REQUIREMENT
Leaving out every picture, copy the lines of the data exactly, from the first through the line containing "Chart.register(...registerables);".
- - -
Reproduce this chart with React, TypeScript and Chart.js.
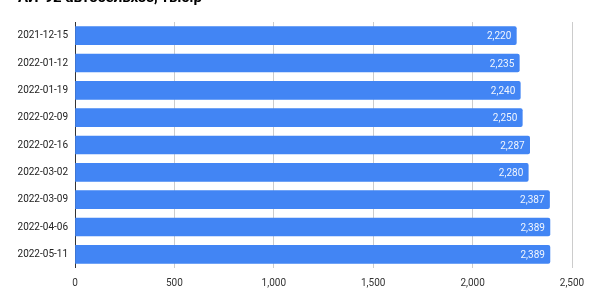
import React, { useEffect, useRef } from "react";
import { Chart, registerables } from "chart.js";

Chart.register(...registerables);

const TITLE = "АИ-92 автосельхоз, тыс.р";
const categories = [
  "2021-12-15",
  "2022-01-12",
  "2022-01-19",
  "2022-02-09",
  "2022-02-16",
  "2022-03-02",
  "2022-03-09",
  "2022-04-06",
  "2022-05-11",
];
const values = [2220, 2235, 2240, 2250, 2287, 2280, 2387, 2389, 2389];
const xMin = 0;
const xMax = 2500;
const xStep = 500;

const FONT = "Roboto, 'Liberation Sans', Arial, sans-serif";

const titlePlugin = {
  id: "cutTitle",
  afterDraw(chart: any) {
    const ctx = chart.ctx;
    ctx.save();
    ctx.font = `bold 15px ${FONT}`;
    ctx.fillStyle = "#000000";
    ctx.textAlign = "left";
    ctx.textBaseline = "alphabetic";
    ctx.fillText(TITLE, 18, 2);
    ctx.restore();
  },
};

const valueLabelPlugin = {
  id: "valueLabels",
  afterDatasetsDraw(chart: any) {
    const ctx = chart.ctx;
    const meta = chart.getDatasetMeta(0);
    ctx.save();
    ctx.font = `10px ${FONT}`;
    ctx.fillStyle = "rgba(255,255,255,0.92)";
    ctx.textAlign = "right";
    ctx.textBaseline = "middle";
    meta.data.forEach((bar: any, i: number) => {
      const v = values[i];
      ctx.fillText(v.toLocaleString("en-US"), bar.x - 5, bar.y + 1);
    });
    ctx.restore();
  },
};

export default function App() {
  const ref = useRef<HTMLCanvasElement | null>(null);
  useEffect(() => {
    if (!ref.current) return;
    const chart = new Chart(ref.current, {
      type: "bar",
      data: {
        labels: categories,
        datasets: [
          {
            data: values,
            backgroundColor: "#4285F4",
            borderRadius: 2,
            borderSkipped: "start",
            barThickness: 18,
          },
        ],
      },
      options: {
        indexAxis: "y",
        animation: false,
        responsive: false,
        locale: "en-US",
        layout: { padding: { top: 22, right: 18, bottom: 0, left: 0 } },
        plugins: {
          legend: { display: false },
          tooltip: { enabled: false },
          title: { display: false },
        },
        scales: {
          x: {
            min: xMin,
            max: xMax,
            ticks: {
              stepSize: xStep,
              color: "#333333",
              font: { family: FONT, size: 10 },
              padding: 9,
              maxRotation: 0,
            },
            grid: {
              color: (c: any) => (c.tick && c.tick.value === 0 ? "#333333" : "#cccccc"),
              drawTicks: false,
              lineWidth: 1,
            },
            border: { display: false },
            afterFit: (s: any) => {
              s.height = 32;
              s.paddingRight = 0;
              s.paddingLeft = 0;
            },
          },
          y: {
            ticks: {
              color: "#222222",
              font: { family: FONT, size: 10 },
              padding: 7,
            },
            grid: { display: false, drawTicks: false },
            border: { display: false },
            afterFit: (s: any) => {
              s.width = 75;
            },
          },
        },
      },
      plugins: [valueLabelPlugin, titlePlugin],
    } as any);
    return () => chart.destroy();
  }, []);
  return (
    <div style={{ position: "absolute", left: 0, top: 0, width: 590, height: 300, background: "#fff" }}>
      <canvas ref={ref} width={590} height={300} style={{ width: 590, height: 300 }} />
    </div>
  );
}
- - -
RESPONSE TO THIS EXERCISE
Reproduce this chart with React, TypeScript and Chart.js.
import React, { useEffect, useRef } from "react";
import { Chart, registerables } from "chart.js";

Chart.register(...registerables);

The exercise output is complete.